As we now know, Kurtzman decided to make The Mummy into a female character, to be played by Star Trek: Beyond’s Sofia Boutella. Boutella will be playing Ahmanet, an ancient Egyptian princess whose remains Tom Cruise’s Nick Morton ill-advisedly unearths in the film, unleashing a “malevolence grown over millennia and terrors that defy human comprehension.”

Kurtzman seems happy with the change, explaining how the villain shift helped unlock the story for him:

In a way it was very helpful to me, because it made me take that leap. And once we took that leap, the story presented itself in such a beautiful way, such a different way. A lot of the decisions, you spend a lot of time talking to people and you think it through as much as you can, but ultimately it comes down to what feels right. And the minute I allowed myself to let the Mummy be Ahmanet, it just felt right. And that’s the best way for me to say it.

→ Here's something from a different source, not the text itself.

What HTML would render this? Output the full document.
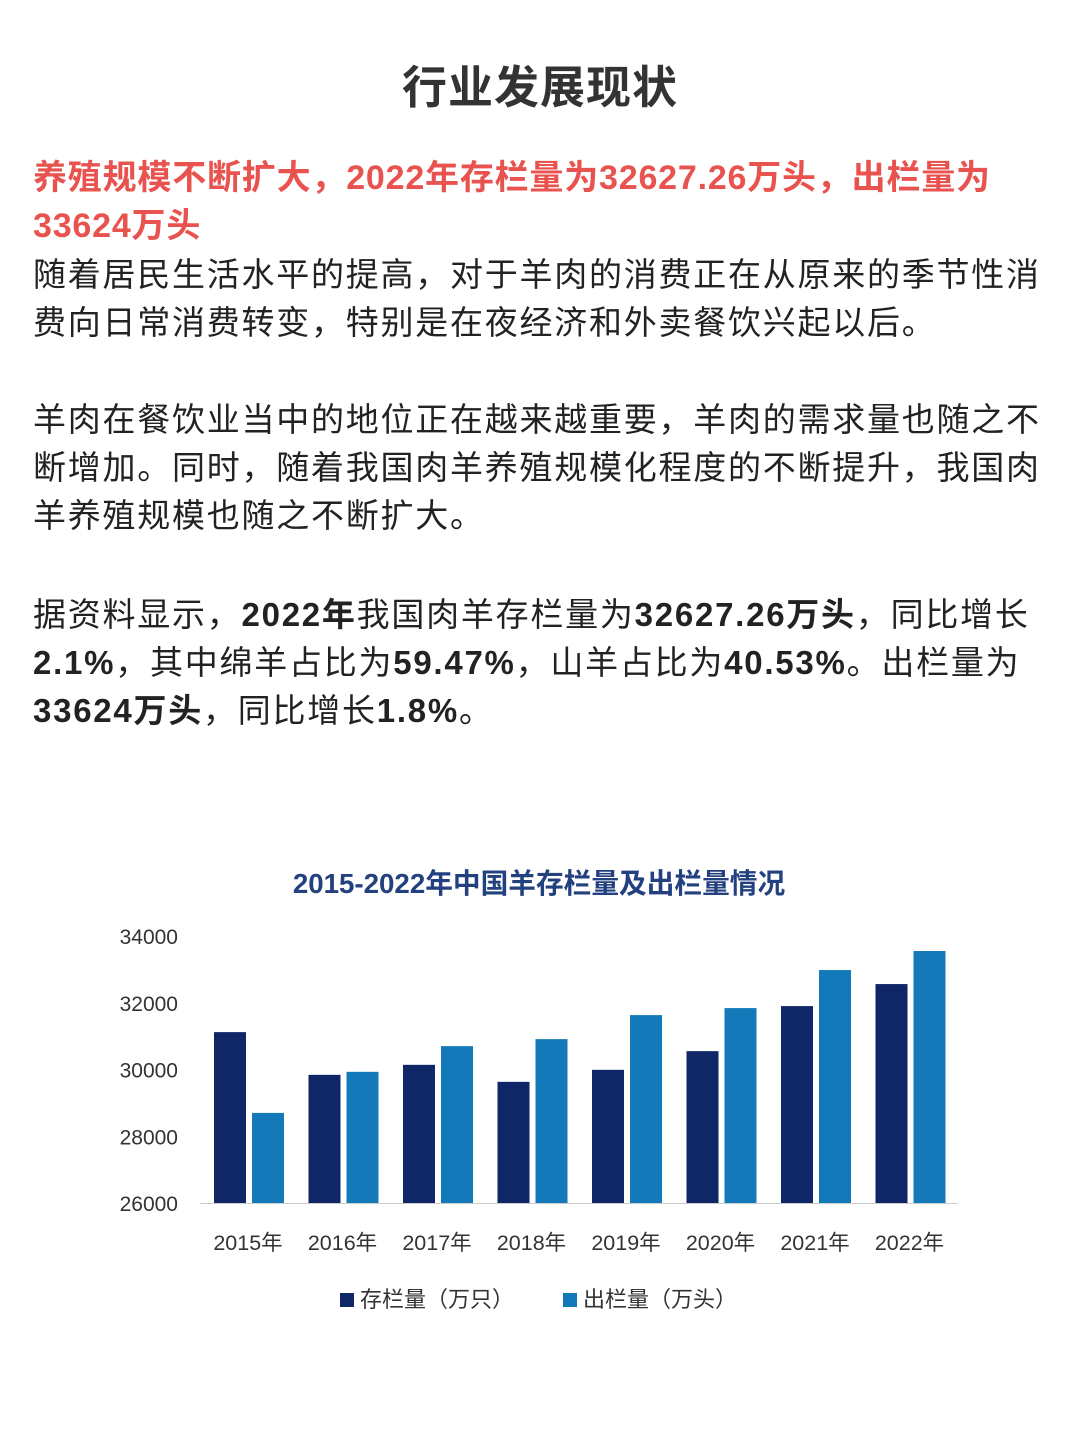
<!DOCTYPE html>
<html><head><meta charset="utf-8">
<style>
body{margin:0;width:1080px;height:1443px;background:#fff;position:relative;font-family:"Liberation Sans","Noto Sans CJK SC",sans-serif;overflow:hidden}
.t{position:absolute;left:33px;white-space:nowrap}
h1{position:absolute;top:58px;left:0;width:1080px;text-align:center;margin:0;font-size:45px;color:#333;font-weight:bold;line-height:60px;letter-spacing:1px}
.red{color:#e9534f;font-weight:bold;font-size:34px;line-height:48px;top:154px;letter-spacing:0.8px}
.body{font-size:33px;line-height:48px;color:#222;letter-spacing:1.75px}
b{font-weight:bold}
</style></head><body>
<h1>行业发展现状</h1>
<div class="t red">养殖规模不断扩大，2022年存栏量为32627.26万头，出栏量为<br>33624万头</div>
<div class="t body" style="top:251px">随着居民生活水平的提高，对于羊肉的消费正在从原来的季节性消<br>费向日常消费转变，特别是在夜经济和外卖餐饮兴起以后。</div>
<div class="t body" style="top:396px">羊肉在餐饮业当中的地位正在越来越重要，羊肉的需求量也随之不<br>断增加。同时，随着我国肉羊养殖规模化程度的不断提升，我国肉<br>羊养殖规模也随之不断扩大。</div>
<div class="t body" style="top:591px">据资料显示，<b>2022年</b>我国肉羊存栏量为<b>32627.26万头</b>，同比增长<br><b>2.1%</b>，其中绵羊占比为<b>59.47%</b>，山羊占比为<b>40.53%</b>。出栏量为<br><b>33624万头</b>，同比增长<b>1.8%</b>。</div>
<svg id="chart" width="1080" height="1443" style="position:absolute;left:0;top:0" font-family="Liberation Sans, Noto Sans CJK SC, sans-serif">
<text x="539" y="893" text-anchor="middle" font-size="27.7" font-weight="bold" fill="#23407f">2015-2022年中国羊存栏量及出栏量情况</text>
</svg>
<script>
const categories=["2015年","2016年","2017年","2018年","2019年","2020年","2021年","2022年"];
const stock=[31120,29840,30140,29630,29990,30550,31900,32560];
const output=[28700,29930,30700,30910,31630,31840,32980,33550];
const yTicks=[26000,28000,30000,32000,34000];
const svg=document.getElementById('chart');const NS='http://www.w3.org/2000/svg';
const y0=1203,y1=936,vmin=26000,vmax=34000;
const y=v=>y0-(v-vmin)/(vmax-vmin)*(y0-y1);
const x=i=>248+i*94.5;
function mk(t,a){const e=document.createElementNS(NS,t);for(const k in a)e.setAttribute(k,a[k]);svg.appendChild(e);return e;}
yTicks.forEach(v=>{const e=mk('text',{x:178,y:y(v)+8,'text-anchor':'end','font-size':21,fill:'#333'});e.textContent=v;

});
categories.forEach((c,i)=>{
const a=mk('rect',{x:x(i)-34,y:y(stock[i]),width:32,height:y0-y(stock[i]),fill:'#0f2667'});


const b=mk('rect',{x:x(i)+4,y:y(output[i]),width:32,height:y0-y(output[i]),fill:'#1479b8'});


const t=mk('text',{x:x(i),y:1250,'text-anchor':'middle','font-size':21.5,fill:'#333'});t.textContent=c;


});
const ax=mk('line',{x1:200,x2:958,y1:y0+0.5,y2:y0+0.5,stroke:'#ccc','stroke-width':1});


const l1=mk('rect',{x:340,y:1293,width:14,height:14,fill:'#0f2667'});


const lt1=mk('text',{x:360,y:1307,'font-size':22,fill:'#333'});lt1.textContent='存栏量（万只）';


const l2=mk('rect',{x:563,y:1293,width:14,height:14,fill:'#1479b8'});


const lt2=mk('text',{x:583,y:1307,'font-size':22,fill:'#333'});lt2.textContent='出栏量（万头）';


</script>
</body></html>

The Mummy has an immense amount of pressure on it, not only as a good, old-fashioned blockbuster film with a huge budget, but as the first film in what Universal is hoping will become a MCU-like shared cinematic universe.

Frankly, Boutella, who was a highlight in both Star Trek and Kingsman: The Secret Service, is one of my chief reasons for wanting to see this movie. And I think we can all agree that we don’t want another redundant, boring Apocalypse-type villain on our hands. Between this very conscious decision to separate its villain from so many of the recent big-screen baddies, as well as its more practical effects, The Mummy is potentially poised to have a fresh sense of consequence that X-Men: Apocalypse couldn’t manage.